Any minute now, BT will stumble upon this blog, into the private stories of the last sixteen months of my life. I shouldn't feel so much dread, but I do. I take pride in my writing, but I also know there's a good chance he might read the blog and decide he doesn't want to see me anymore. Maybe not because of what I wrote about other people, but what I wrote about him.
I stand by my words; I still think BT and I are both a bit lost and frustrated in our lives, and a relationship might put more strain on the existing situations. At the same time, I know that I haven't met a man with this much boyfriend potential in over a year. I know there's a chemistry, a something between us.
I also know that we need to go on some real dates to see what this something is. Dates that don't involve alcohol and nudity. Are we destined to have nothing more than a fling? I don't know. Could I handle a purely physical relationship? I thought I could, but I usually end up getting emotionally attached (damn oxytocin!) and I can see myself heading down that path with BT.

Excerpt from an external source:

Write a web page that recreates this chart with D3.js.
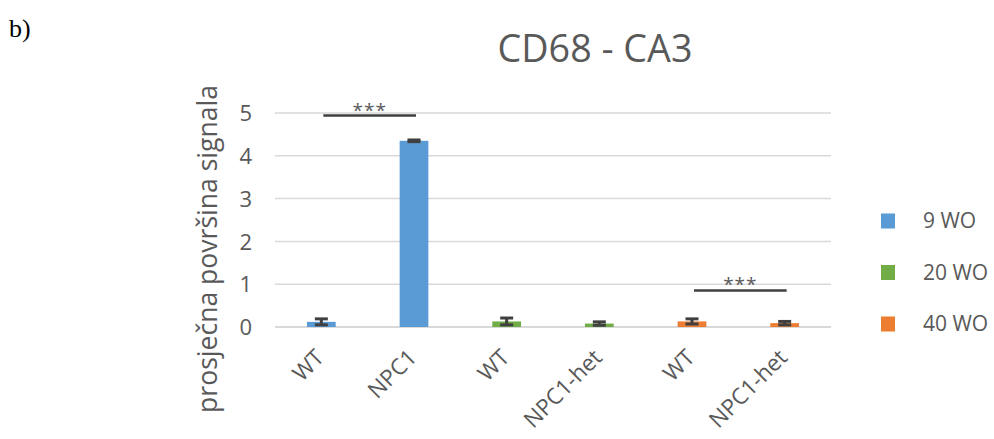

For the most part, I took a break from dating this year, and it has served me well. It's been great to be self-sufficient and put my attention into the non-romantic aspects of my life. However, I was saying to Polly this morning, say I accomplish the two goals I set out for myself this year, I get myself in proper shape and find a new job. Then what? A boyfriend will magically appear because I'm officially "ready"? It doesn't work that way.
It's safe not to get attached to anyone, and the last couple of weeks have shown me the ups and downs that can occur. I get nervous when I don't hear from him, I feel all smiley when I know I'm going to see him, and I've had periodic moments of anxiety in between when trying to figure out What it All Means.
I wish I could be the cool girl, the takes-things-as-they-come girl, instead of the confused girl.
All around me, I see failed relationships. My heart goes out to Polly, who I have been trying to comfort over her recent breakup. My parents did not set a good template of a happy and successful relationship for me (though I love them dearly and don't want to place any blame on them). Yes, I know of a few happy couples, but they seem more the exception than the rule. I have tried everything I can think of and have even tried not trying, but my love life often seems in a state of disarray. Pacing and patience are two of my problems, I know that much.
Being a romantic in New York City (or probably anywhere, for that matter) is murder. I don't believe in god, but I believe in true love, and keeping that faith can be unbelievably hard sometimes. I know I can do it again, open up and be vulnerable, make another person's happiness a priority, foster intimacy and friendship, listen, comfort, support, all of that relationship good stuff. I know reciprocity is key. I have the How down, it's just a matter of the When and the Who.
Maybe what I'm scared of is wanting all that stuff again, knowing that I have to give my heart to balance the scales. It's such a risk, such a leap of faith. How do people do it? How did I?